Items from a data source:
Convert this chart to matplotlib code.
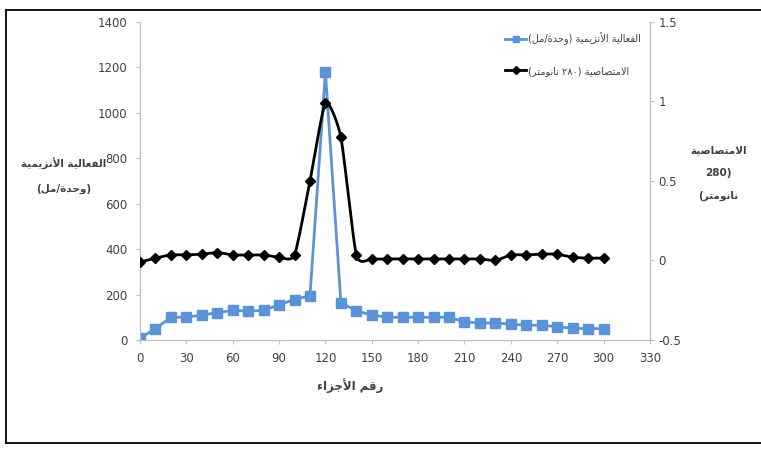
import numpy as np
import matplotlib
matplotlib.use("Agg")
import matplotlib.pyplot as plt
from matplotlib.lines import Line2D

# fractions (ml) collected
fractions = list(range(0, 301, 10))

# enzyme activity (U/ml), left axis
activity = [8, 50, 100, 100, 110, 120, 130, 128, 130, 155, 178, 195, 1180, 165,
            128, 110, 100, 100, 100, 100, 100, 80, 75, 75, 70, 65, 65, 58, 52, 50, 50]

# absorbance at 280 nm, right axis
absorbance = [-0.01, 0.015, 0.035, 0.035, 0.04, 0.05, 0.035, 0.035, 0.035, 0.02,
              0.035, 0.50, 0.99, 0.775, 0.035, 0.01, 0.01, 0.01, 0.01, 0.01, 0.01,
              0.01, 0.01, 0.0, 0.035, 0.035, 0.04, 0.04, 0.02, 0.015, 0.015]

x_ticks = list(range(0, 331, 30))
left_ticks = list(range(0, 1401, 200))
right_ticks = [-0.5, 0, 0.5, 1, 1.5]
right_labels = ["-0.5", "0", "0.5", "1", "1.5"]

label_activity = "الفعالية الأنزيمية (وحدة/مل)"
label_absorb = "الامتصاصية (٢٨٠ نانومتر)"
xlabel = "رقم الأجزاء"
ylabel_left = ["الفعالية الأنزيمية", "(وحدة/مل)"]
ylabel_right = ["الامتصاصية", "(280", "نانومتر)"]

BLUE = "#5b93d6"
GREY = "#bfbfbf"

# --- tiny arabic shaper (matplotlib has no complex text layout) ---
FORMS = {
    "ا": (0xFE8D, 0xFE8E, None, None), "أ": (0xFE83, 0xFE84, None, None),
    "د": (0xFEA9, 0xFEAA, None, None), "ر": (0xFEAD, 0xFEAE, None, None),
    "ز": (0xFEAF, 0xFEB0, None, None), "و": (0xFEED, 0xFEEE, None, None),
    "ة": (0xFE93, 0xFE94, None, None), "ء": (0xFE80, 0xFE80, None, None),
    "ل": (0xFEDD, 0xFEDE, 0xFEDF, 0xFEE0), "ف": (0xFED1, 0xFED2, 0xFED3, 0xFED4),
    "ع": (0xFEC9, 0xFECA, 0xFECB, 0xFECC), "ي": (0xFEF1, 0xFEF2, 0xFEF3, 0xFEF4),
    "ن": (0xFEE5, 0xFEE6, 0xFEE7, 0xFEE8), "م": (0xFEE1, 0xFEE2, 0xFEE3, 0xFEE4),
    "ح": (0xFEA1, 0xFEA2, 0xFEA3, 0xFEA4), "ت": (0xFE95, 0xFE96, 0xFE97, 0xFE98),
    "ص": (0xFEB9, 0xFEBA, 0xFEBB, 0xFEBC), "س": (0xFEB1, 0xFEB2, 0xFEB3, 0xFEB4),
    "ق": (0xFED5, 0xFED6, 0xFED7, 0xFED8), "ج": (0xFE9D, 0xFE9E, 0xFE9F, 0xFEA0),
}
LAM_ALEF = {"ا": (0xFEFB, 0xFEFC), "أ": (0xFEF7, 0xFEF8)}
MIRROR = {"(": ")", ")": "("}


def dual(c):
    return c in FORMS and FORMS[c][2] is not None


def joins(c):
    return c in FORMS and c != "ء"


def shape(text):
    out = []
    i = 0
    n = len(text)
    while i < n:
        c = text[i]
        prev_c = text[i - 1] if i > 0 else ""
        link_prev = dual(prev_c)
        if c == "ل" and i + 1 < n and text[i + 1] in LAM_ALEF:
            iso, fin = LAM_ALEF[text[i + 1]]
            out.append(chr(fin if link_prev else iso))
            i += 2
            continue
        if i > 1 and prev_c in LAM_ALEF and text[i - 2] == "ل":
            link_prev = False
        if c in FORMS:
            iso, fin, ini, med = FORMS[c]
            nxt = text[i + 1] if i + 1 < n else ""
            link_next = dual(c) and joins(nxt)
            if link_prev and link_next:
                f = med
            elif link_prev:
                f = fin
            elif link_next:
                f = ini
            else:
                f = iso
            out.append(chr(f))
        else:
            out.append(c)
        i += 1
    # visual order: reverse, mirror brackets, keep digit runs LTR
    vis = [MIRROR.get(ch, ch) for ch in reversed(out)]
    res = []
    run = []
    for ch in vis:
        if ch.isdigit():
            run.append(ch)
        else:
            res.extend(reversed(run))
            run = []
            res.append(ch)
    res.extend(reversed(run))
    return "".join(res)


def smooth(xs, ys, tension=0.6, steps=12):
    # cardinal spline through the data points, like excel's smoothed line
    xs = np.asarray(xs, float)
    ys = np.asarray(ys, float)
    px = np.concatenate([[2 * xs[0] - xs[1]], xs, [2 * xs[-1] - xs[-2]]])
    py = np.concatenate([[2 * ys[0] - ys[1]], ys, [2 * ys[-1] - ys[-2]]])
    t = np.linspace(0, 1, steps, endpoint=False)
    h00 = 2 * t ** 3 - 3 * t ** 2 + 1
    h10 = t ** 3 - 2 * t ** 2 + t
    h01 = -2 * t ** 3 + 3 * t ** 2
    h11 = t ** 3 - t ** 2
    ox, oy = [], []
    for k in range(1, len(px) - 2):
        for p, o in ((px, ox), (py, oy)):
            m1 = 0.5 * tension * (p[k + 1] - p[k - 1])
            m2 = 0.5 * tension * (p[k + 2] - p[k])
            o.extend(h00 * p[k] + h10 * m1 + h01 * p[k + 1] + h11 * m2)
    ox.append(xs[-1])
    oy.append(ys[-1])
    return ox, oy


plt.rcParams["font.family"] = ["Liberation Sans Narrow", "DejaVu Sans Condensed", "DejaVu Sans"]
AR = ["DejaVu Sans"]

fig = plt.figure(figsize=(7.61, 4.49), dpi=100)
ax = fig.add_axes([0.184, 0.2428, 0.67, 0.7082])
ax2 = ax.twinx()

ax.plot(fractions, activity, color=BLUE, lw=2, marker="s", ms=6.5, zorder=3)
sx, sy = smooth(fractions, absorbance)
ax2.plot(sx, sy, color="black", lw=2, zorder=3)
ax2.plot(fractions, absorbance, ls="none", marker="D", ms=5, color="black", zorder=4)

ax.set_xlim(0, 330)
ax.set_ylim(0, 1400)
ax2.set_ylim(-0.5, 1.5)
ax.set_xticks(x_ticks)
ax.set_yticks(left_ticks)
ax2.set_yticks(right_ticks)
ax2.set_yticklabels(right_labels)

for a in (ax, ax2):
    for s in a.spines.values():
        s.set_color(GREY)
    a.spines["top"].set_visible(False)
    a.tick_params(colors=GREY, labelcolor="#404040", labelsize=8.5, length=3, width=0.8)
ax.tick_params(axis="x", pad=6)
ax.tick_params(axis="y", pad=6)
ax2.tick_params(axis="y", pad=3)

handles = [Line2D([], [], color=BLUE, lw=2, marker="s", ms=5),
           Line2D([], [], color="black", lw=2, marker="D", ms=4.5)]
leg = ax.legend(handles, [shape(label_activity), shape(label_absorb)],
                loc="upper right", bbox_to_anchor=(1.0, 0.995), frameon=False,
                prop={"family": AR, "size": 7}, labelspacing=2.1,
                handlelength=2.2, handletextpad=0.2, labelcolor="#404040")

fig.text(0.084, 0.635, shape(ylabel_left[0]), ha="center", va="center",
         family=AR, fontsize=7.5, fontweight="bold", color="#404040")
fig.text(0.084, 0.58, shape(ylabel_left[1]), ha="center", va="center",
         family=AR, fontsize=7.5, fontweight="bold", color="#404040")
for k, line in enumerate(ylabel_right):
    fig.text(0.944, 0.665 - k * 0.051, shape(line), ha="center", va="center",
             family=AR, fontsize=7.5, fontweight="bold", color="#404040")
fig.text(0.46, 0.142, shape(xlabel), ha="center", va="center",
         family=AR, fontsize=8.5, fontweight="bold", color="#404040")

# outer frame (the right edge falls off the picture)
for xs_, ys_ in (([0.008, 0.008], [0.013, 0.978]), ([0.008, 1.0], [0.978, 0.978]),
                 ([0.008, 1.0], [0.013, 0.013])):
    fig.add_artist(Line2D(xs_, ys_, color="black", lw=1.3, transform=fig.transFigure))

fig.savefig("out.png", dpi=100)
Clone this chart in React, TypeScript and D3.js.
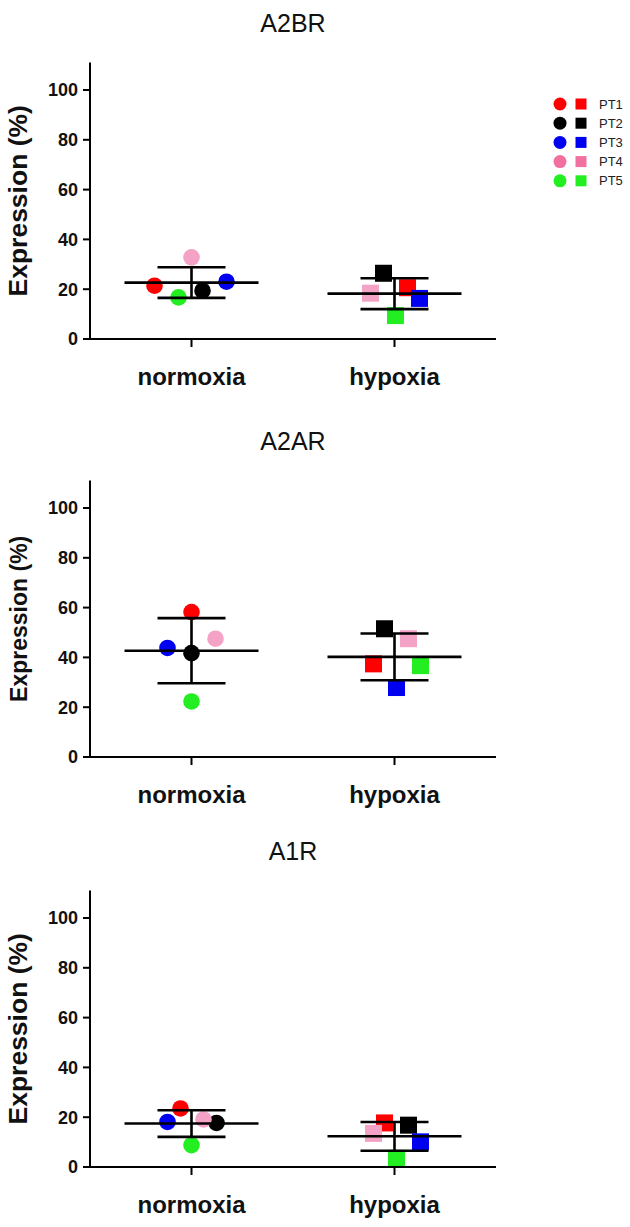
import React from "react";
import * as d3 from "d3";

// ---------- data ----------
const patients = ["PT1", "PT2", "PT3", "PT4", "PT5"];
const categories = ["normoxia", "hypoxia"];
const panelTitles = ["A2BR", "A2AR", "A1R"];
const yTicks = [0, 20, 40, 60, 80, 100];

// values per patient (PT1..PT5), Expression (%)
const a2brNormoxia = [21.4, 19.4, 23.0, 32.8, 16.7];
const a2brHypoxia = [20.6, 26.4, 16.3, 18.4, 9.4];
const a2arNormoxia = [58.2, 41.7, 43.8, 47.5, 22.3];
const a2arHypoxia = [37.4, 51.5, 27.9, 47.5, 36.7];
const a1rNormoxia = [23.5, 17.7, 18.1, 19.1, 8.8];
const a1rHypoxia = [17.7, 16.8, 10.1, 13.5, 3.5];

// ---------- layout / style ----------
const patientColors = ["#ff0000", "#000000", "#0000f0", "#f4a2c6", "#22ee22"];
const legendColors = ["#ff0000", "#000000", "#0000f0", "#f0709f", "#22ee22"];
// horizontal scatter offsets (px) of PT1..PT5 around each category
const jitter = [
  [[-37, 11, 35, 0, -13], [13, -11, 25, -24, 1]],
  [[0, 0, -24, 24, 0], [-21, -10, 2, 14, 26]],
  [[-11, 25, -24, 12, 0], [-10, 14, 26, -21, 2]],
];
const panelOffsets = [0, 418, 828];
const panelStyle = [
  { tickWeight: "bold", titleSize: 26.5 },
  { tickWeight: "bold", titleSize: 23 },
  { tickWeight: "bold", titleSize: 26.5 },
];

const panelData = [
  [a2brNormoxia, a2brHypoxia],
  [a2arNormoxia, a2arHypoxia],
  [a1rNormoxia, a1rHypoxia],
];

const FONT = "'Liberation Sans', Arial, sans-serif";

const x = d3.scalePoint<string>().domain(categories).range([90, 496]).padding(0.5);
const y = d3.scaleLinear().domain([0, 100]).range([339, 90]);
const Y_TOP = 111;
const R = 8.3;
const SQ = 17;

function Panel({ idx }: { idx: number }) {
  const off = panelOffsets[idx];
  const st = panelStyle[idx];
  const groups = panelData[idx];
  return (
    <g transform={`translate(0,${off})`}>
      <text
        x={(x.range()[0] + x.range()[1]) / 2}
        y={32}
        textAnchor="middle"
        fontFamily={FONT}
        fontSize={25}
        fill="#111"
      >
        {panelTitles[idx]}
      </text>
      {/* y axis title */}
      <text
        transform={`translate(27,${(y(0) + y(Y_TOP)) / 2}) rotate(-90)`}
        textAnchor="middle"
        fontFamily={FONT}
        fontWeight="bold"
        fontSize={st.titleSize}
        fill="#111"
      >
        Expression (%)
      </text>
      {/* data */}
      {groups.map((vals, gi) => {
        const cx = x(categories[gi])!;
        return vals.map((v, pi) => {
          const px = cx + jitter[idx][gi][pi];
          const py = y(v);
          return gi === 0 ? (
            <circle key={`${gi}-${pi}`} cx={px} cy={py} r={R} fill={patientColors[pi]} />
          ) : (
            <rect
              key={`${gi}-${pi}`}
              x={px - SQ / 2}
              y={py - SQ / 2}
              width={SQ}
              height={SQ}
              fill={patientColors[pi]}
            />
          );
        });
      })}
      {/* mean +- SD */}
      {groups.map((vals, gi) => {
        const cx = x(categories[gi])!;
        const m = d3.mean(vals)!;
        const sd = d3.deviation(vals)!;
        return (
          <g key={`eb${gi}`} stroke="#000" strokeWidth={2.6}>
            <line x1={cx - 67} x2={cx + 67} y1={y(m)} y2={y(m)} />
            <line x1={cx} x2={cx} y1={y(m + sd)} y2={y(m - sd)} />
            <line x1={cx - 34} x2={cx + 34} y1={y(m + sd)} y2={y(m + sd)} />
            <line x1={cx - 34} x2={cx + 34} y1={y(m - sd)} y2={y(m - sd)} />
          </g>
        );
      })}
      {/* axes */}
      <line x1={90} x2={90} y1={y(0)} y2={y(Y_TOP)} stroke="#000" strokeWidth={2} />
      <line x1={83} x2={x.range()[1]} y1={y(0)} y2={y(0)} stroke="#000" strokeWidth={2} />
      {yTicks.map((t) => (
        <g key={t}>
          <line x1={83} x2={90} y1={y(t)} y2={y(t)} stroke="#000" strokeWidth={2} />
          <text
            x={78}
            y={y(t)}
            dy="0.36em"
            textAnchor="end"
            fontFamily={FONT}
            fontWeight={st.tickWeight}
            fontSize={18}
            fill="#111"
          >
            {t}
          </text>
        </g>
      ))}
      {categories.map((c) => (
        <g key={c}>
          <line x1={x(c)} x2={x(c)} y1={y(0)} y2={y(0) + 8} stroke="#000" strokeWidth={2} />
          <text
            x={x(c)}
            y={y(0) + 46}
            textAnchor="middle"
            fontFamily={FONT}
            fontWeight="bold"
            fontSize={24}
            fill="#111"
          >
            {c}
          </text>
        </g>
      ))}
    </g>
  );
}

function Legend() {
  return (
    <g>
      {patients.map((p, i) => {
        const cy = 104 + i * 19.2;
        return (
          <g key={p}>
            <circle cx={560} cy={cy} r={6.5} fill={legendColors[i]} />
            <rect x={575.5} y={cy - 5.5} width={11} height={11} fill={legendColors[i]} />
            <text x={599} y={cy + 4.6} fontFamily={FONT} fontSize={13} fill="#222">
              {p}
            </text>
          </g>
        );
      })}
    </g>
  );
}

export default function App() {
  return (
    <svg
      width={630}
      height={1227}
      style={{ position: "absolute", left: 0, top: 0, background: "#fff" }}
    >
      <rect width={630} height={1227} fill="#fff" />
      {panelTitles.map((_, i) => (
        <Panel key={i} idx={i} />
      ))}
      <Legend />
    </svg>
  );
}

[What is asked] Copy word for word every line from the one with "Clone this chart" through the one with "const a1rHypoxia = [17.7, 16.8, 10.1, 13.5, 3.5];", including both. No pictures belong in the copy.

[Solution for this task]
Clone this chart in React, TypeScript and D3.js.
import React from "react";
import * as d3 from "d3";

// ---------- data ----------
const patients = ["PT1", "PT2", "PT3", "PT4", "PT5"];
const categories = ["normoxia", "hypoxia"];
const panelTitles = ["A2BR", "A2AR", "A1R"];
const yTicks = [0, 20, 40, 60, 80, 100];

// values per patient (PT1..PT5), Expression (%)
const a2brNormoxia = [21.4, 19.4, 23.0, 32.8, 16.7];
const a2brHypoxia = [20.6, 26.4, 16.3, 18.4, 9.4];
const a2arNormoxia = [58.2, 41.7, 43.8, 47.5, 22.3];
const a2arHypoxia = [37.4, 51.5, 27.9, 47.5, 36.7];
const a1rNormoxia = [23.5, 17.7, 18.1, 19.1, 8.8];
const a1rHypoxia = [17.7, 16.8, 10.1, 13.5, 3.5];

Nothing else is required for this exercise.